If the amendment to end the reimbursement program makes it into the final state budget, the borough is looking at shouldering $5.2 million of additional debt payments for the 2019 fiscal year. That’s on top of the $2.5 million it’s already paying, using borough property taxes.

“If in fact funding for that whole program is cut, there’s not particularly a whole lot of options,” says Borough Mayor Dan Rohrer. “The Borough Assembly would need to decide what to do, but there’s not a tremendous amount of options in front of them, given that the borough’s general fund budget is $6.7 million. 5.2 is not something we can just cut out of our general fund.”

And that has Kodiak residents concerned about major property tax hikes. “You raised something like $14 million in property taxes last year. You’re not just going to raise property taxes, what, 38 percent to come up with another $5 million?” longtime Kodiak resident and former Assembly member Mel Stephens said at last week’s Assembly meeting. “It’s a big, big deal.”

Rohrer estimates that to cover the additional $5.2 million through property taxes alone, the borough would have to raise the rate four mills, or approximately 37 percent. On a $300,000 house that would translate to a $1200 tax hike. While the decision would ultimately be up to the assembly, it’s important to note that there is no set limit to the mill rate for taxes being collected for school bond debt.

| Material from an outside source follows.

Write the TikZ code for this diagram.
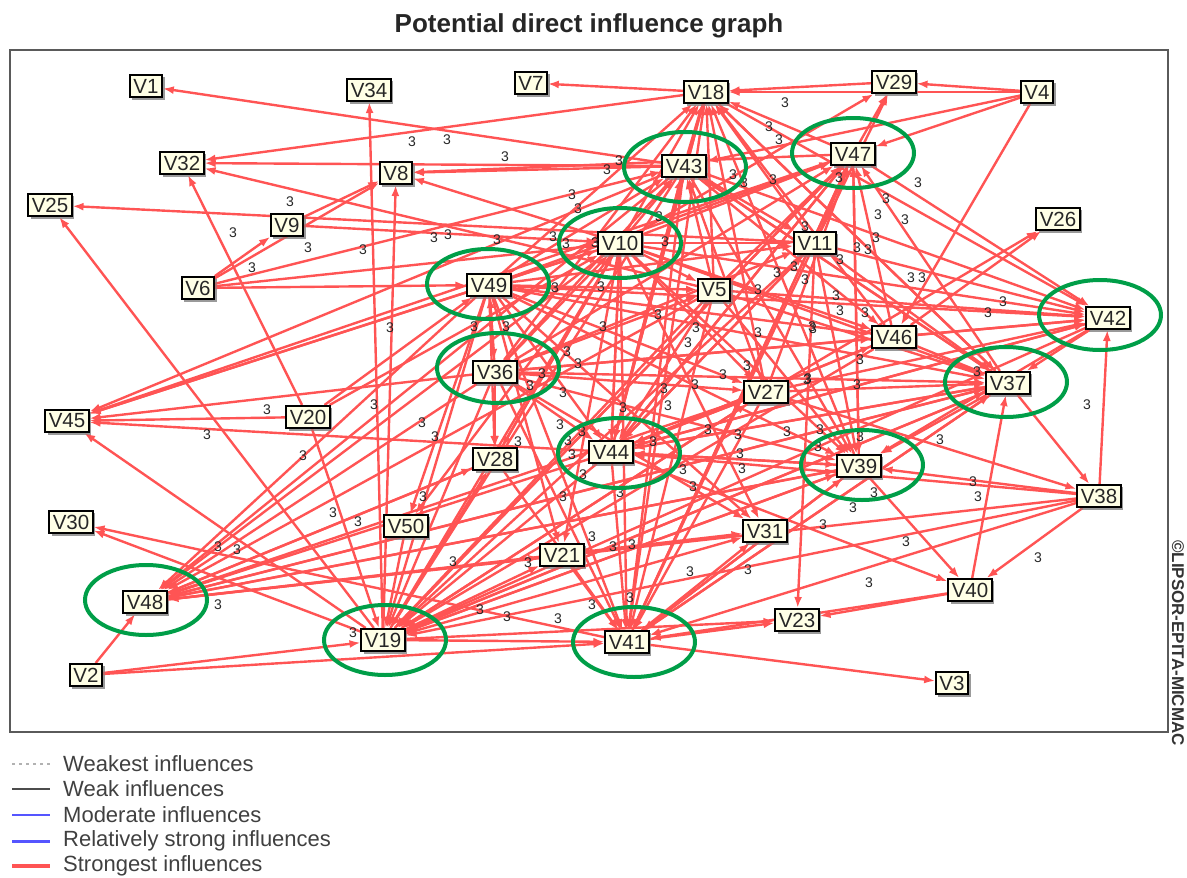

While the state did commit to paying its share when each bond series was established, it’s actually not under any kind of legal obligation to continue doing so. And that’s something that was made clear to voters when they approved each series, says Rohrer.

Two years ago, he remembers, then-Governor Bill Walker opted to cut 25 percent from the pool of reimbursement money. “That year what we did was we basically worked really, really, really hard to cut borough budget and not change the property tax rate at all,” he said.

But with that exception, he says voters were generally willing to go along with the reimbursement program because the state had been consistently paying its share over the years. “You gotta remember, historically the program has been 100 percent funded with the exception of the one time from Governor Walker. So you know I think people relied really heavily on the past actions of the legislature to fund commitments they had made to the public.”

Assembly members at last week’s regular meeting expressed their deep concern at the prospect of paying off school bond debts without help from the state. In her comments, Assemblymember Julie Kavanaugh said she was concerned from the start that projects like the new high school weren’t guaranteed state funding.

“Unfortunately that’s come true, now we’re faced with the reality of people thinking that money was gonna be there no matter what, that it was promised to us,” Kavanaugh said. “But it was only promised for a short period of time.”

Borough Mayor Rohrer says both he and city mayor Pat Branson are willing to go to Juneau to argue their case for continuing the reimbursement program. With or without it, he adds, the borough’s school bond debt is scheduled to be paid off by 2036.